Scope of anchor chain: Many recreational boaters don't understand how anchors hold and put out only a fraction of the required chain/line. When you put out only 1 or 2 times the depth of the water, you're not anchoring, you're unintentionally performing a ship handling maneuver called dredging, which is done to move your pivot point forward and tighten your turn radius.
Float plans: If nobody ashore knows when to get worried and where to start looking for you, you have made yourself the boating equivalent of a self-reliant diver. You're on your own if a casualty occurs and you lose communications.
Swimming with her gear: Not knowing whether she could catch the boat (and it seems she succeeded only because of good fortune when the anchor re-attached to the bottom), it would have been an all-or-nothing gamble to have ditched her gear.
Diving from an unattended boat: I don't get it. Scuba divers train and equip themselves to handle all sorts of events whose probabilities of occurring are several orders of magnitude less than the chance that an anchored boat will lose its hold on the bottom. Diving from an unoccupied vessel miles offshore seems contrary to the mindset we cultivate for every other aspect of our dives. It's not that hard to find a non-diver who's willing to come along and fish with a rod and reel while you go diving.
Sticking together: It's very hard for untethered swimmers to stay together in any kind of sea state above a light chop. I'd need more information before I'd be willing to criticize them for not being able to stay in touch with each other, especially after dark.
Charging the people who get rescued?: When I was in the Coast Guard, this idea would surface from time to time, and the Coast Guard always opposed it because we didn't want the possibility of financial liability to prevent people from reporting distress situations early enough for us to help them. A captain who doesn't call in because he's worried about his credit card limit could endanger the lives of his passengers. We'd certainly book you and bill you for a hoax distress call, but we want people who think they might be in trouble to call us right away so we can evaluate the situation, figure out the best course of action while there are still choices, and get someone on scene if necessary.
New Laws?: Good seamanship is impossible to codify because every situation requires consideration of many situation-dependent variables. There are already legal ways to address recklessness and negligence.
Abandoned vessel?: I would hope that anyone encountering an adrift, unoccupied vessel would focus attention first on the welfare of the people who had been aboard the boat and call the Coast Guard to investigate. If you took such a boat, you'd be stealing and possibly contributing to the deaths of the occupants if they were endeavoring to return to the vessel.
Hazard to navigation?: That's a stretch. It could have become a hazard to navigation, but anyone sincerely worried about it as a hazard could have made it a non-hazard simply by properly anchoring the vessel and turning on its anchor light. There are times when the Coast Guard destroys vessels as hazards to navigation (usually unseaworthy vessels whose occupants had been arrested for smuggling drugs or migrants), but the owners of a valuable boat in good condition within towing range of port would be given the opportunity to retrieve the boat or hire a commercial towing company.

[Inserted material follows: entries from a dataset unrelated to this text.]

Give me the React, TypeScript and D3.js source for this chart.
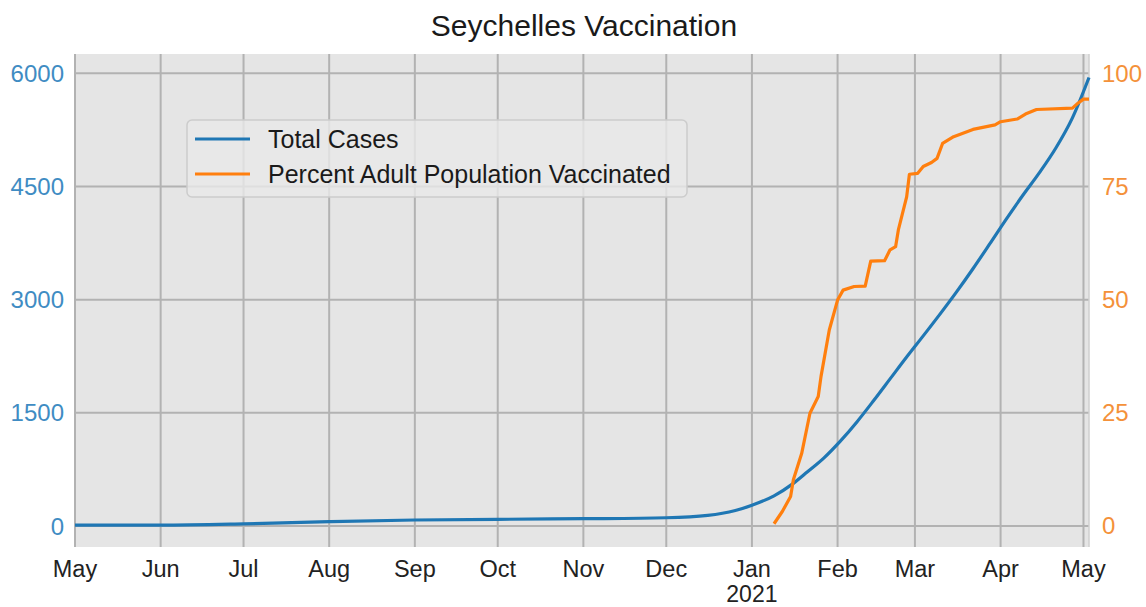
import * as d3 from 'd3';

const WIDTH = 1146;
const HEIGHT = 607;

const CASE_DATES = [
  '2020-05-01', '2020-06-01', '2020-07-01', '2020-08-01', '2020-09-01', '2020-10-01',
  '2020-11-01', '2020-12-01', '2020-12-16', '2020-12-26', '2021-01-01', '2021-01-09',
  '2021-01-16', '2021-01-21', '2021-01-27', '2021-02-02', '2021-02-08', '2021-02-14',
  '2021-02-20', '2021-02-26', '2021-03-04', '2021-03-10', '2021-03-16', '2021-03-22',
  '2021-03-28', '2021-04-03', '2021-04-09', '2021-04-15', '2021-04-21', '2021-04-27',
  '2021-05-03',
];
const TOTAL_CASES = [
  11, 11, 28, 58, 80, 89, 97, 110, 140, 205, 275, 400,
  565, 715, 900, 1125, 1380, 1660, 1950, 2240, 2520, 2805, 3100, 3410,
  3735, 4065, 4380, 4680, 5010, 5410, 5945,
];

const VAX_DATES = [
  '2021-01-09', '2021-01-12', '2021-01-15', '2021-01-16', '2021-01-19', '2021-01-22',
  '2021-01-25', '2021-01-26', '2021-01-29', '2021-02-01', '2021-02-03', '2021-02-07',
  '2021-02-11', '2021-02-13', '2021-02-18', '2021-02-20', '2021-02-22', '2021-02-23',
  '2021-02-26', '2021-02-27', '2021-03-02', '2021-03-04', '2021-03-07', '2021-03-09',
  '2021-03-11', '2021-03-15', '2021-03-22', '2021-03-30', '2021-04-01', '2021-04-07',
  '2021-04-10', '2021-04-14', '2021-04-27', '2021-04-29', '2021-05-01', '2021-05-03',
];
const PCT_VACCINATED = [
  0.5, 3.2, 6.5, 10.2, 16, 24.9,
  28.6, 33, 43.3, 49.9, 52.1, 52.9,
  53.0, 58.5, 58.6, 61, 61.7, 65.4,
  72.7, 77.7, 77.9, 79.4, 80.3, 81.2,
  84.5, 86, 87.6, 88.6, 89.3, 89.9,
  91, 92, 92.3, 93.4, 94.3, 94.3,
];

const LEFT_TICKS = [0, 1500, 3000, 4500, 6000];
const RIGHT_TICKS = [0, 25, 50, 75, 100];
const SERIES_NAMES = ['Total Cases', 'Percent Adult Population Vaccinated'];

const BLUE = '#1f77b4';
const ORANGE = '#ff7f0e';
const FONT = '"Liberation Sans", Arial, Helvetica, sans-serif';

const parse = d3.timeParse('%Y-%m-%d');

export default function App() {
  const plot = { left: 75, right: 1089, top: 54, bottom: 547 };

  const x = d3
    .scaleTime()
    .domain([parse('2020-05-01')!, parse('2021-05-03')!])
    .range([plot.left, plot.right]);
  const yLeft = d3.scaleLinear().domain([-278, 6256]).range([plot.bottom, plot.top]);
  const yRight = d3.scaleLinear().domain([-4.64, 104.26]).range([plot.bottom, plot.top]);

  const cases = CASE_DATES.map((d, i) => ({ date: parse(d)!, value: TOTAL_CASES[i] }));
  const vax = VAX_DATES.map((d, i) => ({ date: parse(d)!, value: PCT_VACCINATED[i] }));

  const casesLine = d3
    .line<{ date: Date; value: number }>()
    .x((d) => x(d.date))
    .y((d) => yLeft(d.value))
    .curve(d3.curveMonotoneX);
  const vaxLine = d3
    .line<{ date: Date; value: number }>()
    .x((d) => x(d.date))
    .y((d) => yRight(d.value));

  const months = d3.timeMonth.range(parse('2020-05-01')!, parse('2021-05-02')!);
  const fmt = d3.timeFormat('%b');

  const legend = { x: 187, y: 120, w: 500, h: 77 };

  return (
    <svg
      width={WIDTH}
      height={HEIGHT}
      style={{ position: 'absolute', left: 0, top: 0, background: '#ffffff' }}
      fontFamily={FONT}
    >
      <text x={(plot.left + plot.right) / 2 + 2} y={36} textAnchor="middle" fontSize={30} fill="#1a1a1a">
        Seychelles Vaccination
      </text>

      <rect
        x={plot.left}
        y={plot.top}
        width={plot.right - plot.left}
        height={plot.bottom - plot.top}
        fill="#e5e5e5"
      />

      {months.map((m) => (
        <line
          key={m.toISOString()}
          x1={x(m)}
          x2={x(m)}
          y1={plot.top}
          y2={plot.bottom}
          stroke="#b2b2b2"
          strokeWidth={2}
        />
      ))}
      {LEFT_TICKS.map((t) => (
        <line
          key={t}
          x1={plot.left}
          x2={plot.right}
          y1={yLeft(t)}
          y2={yLeft(t)}
          stroke="#b2b2b2"
          strokeWidth={2}
        />
      ))}
      <line x1={plot.right} x2={plot.right} y1={plot.top} y2={plot.bottom} stroke="#cfcfcf" strokeWidth={1.5} />

      <path d={casesLine(cases) ?? ''} fill="none" stroke={BLUE} strokeWidth={3.2} />
      <path d={vaxLine(vax) ?? ''} fill="none" stroke={ORANGE} strokeWidth={3.2} strokeLinejoin="round" />

      {LEFT_TICKS.map((t) => (
        <text key={t} x={64} y={yLeft(t) + 8.5} textAnchor="end" fontSize={24} fill="#3f8cc3">
          {t}
        </text>
      ))}
      {RIGHT_TICKS.map((t) => (
        <text key={t} x={1102} y={yRight(t) + 8.5} textAnchor="start" fontSize={24} fill="#f4913a">
          {t}
        </text>
      ))}
      {months.map((m) => (
        <text key={m.toISOString()} x={x(m)} y={577} textAnchor="middle" fontSize={23.5} fill="#222222">
          {fmt(m)}
        </text>
      ))}
      <text x={x(parse('2021-01-01')!)} y={602} textAnchor="middle" fontSize={23} fill="#222222">
        2021
      </text>

      <g>
        <rect
          x={legend.x}
          y={legend.y}
          width={legend.w}
          height={legend.h}
          rx={5}
          fill="#e8e8e8"
          fillOpacity={0.8}
          stroke="#cccccc"
          strokeWidth={1.5}
        />
        {SERIES_NAMES.map((name, i) => {
          const cy = 139 + i * 35;
          return (
            <g key={name}>
              <line x1={195} x2={250} y1={cy} y2={cy} stroke={i === 0 ? BLUE : ORANGE} strokeWidth={3.2} />
              <text x={268} y={cy + 9} fontSize={25} fill="#1a1a1a">
                {name}
              </text>
            </g>
          );
        })}
      </g>
    </svg>
  );
}
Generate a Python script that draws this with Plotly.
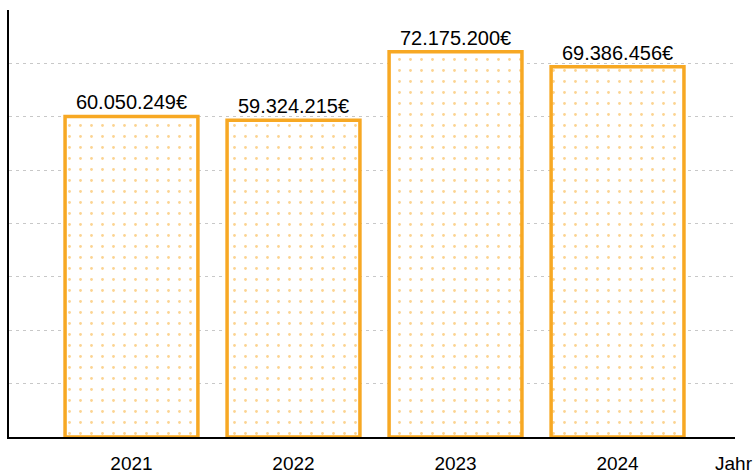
import plotly.graph_objects as go

years = ["2021", "2022", "2023", "2024"]
values = [60050249, 59324215, 72175200, 69386456]
axis_title = "Jahr"

orange = "#F7A823"

fig = go.Figure(go.Bar(
    x=years, y=values,
    width=0.82,
    marker=dict(
        color="white",
        line=dict(color=orange, width=3.5),
        pattern=dict(shape=".", fgcolor=orange, bgcolor="white", size=11, solidity=0.05),
    ),
    texttemplate="%{y:,.0f}€",
    textposition="outside",
    textfont=dict(family="Liberation Sans, Arial", size=20, color="black"),
    cliponaxis=False,
))

fig.update_layout(
    width=755, height=471,
    margin=dict(l=9, r=20, t=10, b=34, autoexpand=False),
    plot_bgcolor="white", paper_bgcolor="white",
    separators=",.",
    showlegend=False,
    font=dict(family="Liberation Sans, Arial", size=19, color="black"),
    xaxis=dict(
        range=[-0.756, 3.725],
        showline=True, linecolor="black", linewidth=2,
        ticks="", ticklabelstandoff=8,
        tickfont=dict(size=19),
        showgrid=False, zeroline=False, automargin=False,
    ),
    yaxis=dict(
        range=[0, 80000000], dtick=10000000,
        showline=True, linecolor="black", linewidth=2,
        showticklabels=False, ticks="",
        showgrid=True, gridcolor="#c8c8c8", gridwidth=1, griddash="3px,4px",
        zeroline=False, automargin=False,
    ),
    annotations=[dict(
        text=axis_title, xref="paper", yref="paper",
        x=(713 - 9) / 726, y=-(463 - 437) / 427,
        xanchor="left", yanchor="middle", showarrow=False,
        font=dict(size=19, color="black"),
    )],
)

fig.write_html("out.html", config={"displayModeBar": False},
               post_script="document.body.style.margin='0px';")
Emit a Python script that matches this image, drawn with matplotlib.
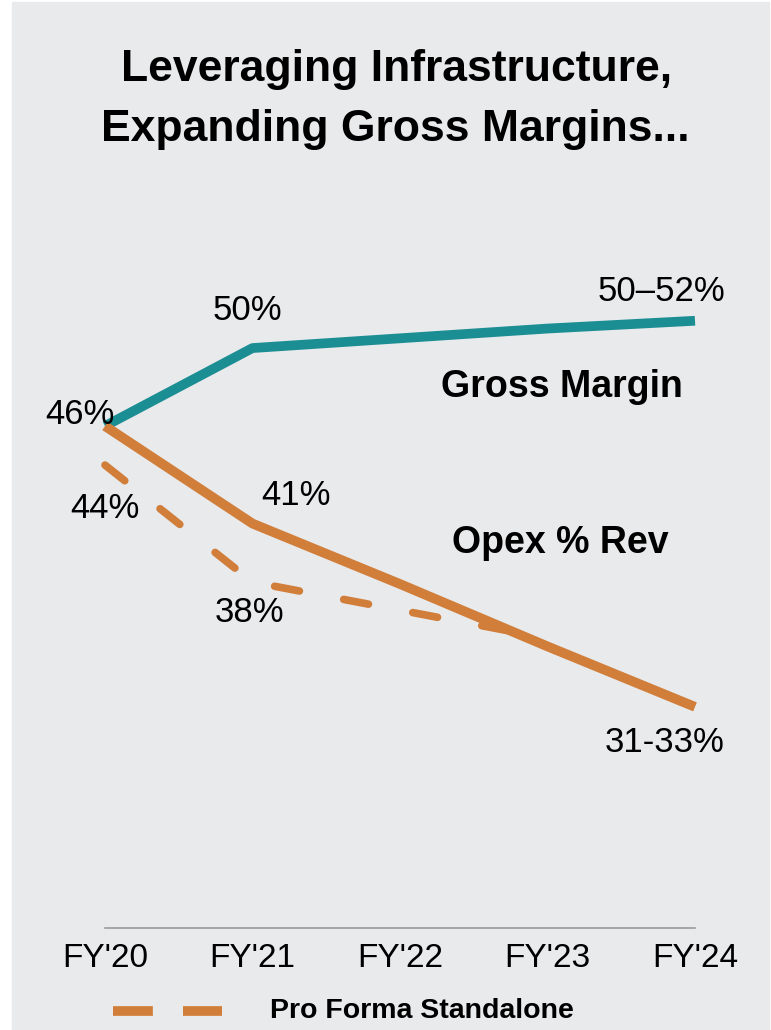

Scope of anchor chain: Many recreational boaters don't understand how anchors hold and put out only a fraction of the required chain/line. When you put out only 1 or 2 times the depth of the water, you're not anchoring, you're unintentionally performing a ship handling maneuver called dredging, which is done to move your pivot point forward and tighten your turn radius.
Float plans: If nobody ashore knows when to get worried and where to start looking for you, you have made yourself the boating equivalent of a self-reliant diver. You're on your own if a casualty occurs and you lose communications.
Swimming with her gear: Not knowing whether she could catch the boat (and it seems she succeeded only because of good fortune when the anchor re-attached to the bottom), it would have been an all-or-nothing gamble to have ditched her gear.
Diving from an unattended boat: I don't get it. Scuba divers train and equip themselves to handle all sorts of events whose probabilities of occurring are several orders of magnitude less than the chance that an anchored boat will lose its hold on the bottom. Diving from an unoccupied vessel miles offshore seems contrary to the mindset we cultivate for every other aspect of our dives. It's not that hard to find a non-diver who's willing to come along and fish with a rod and reel while you go diving.
Sticking together: It's very hard for untethered swimmers to stay together in any kind of sea state above a light chop. I'd need more information before I'd be willing to criticize them for not being able to stay in touch with each other, especially after dark.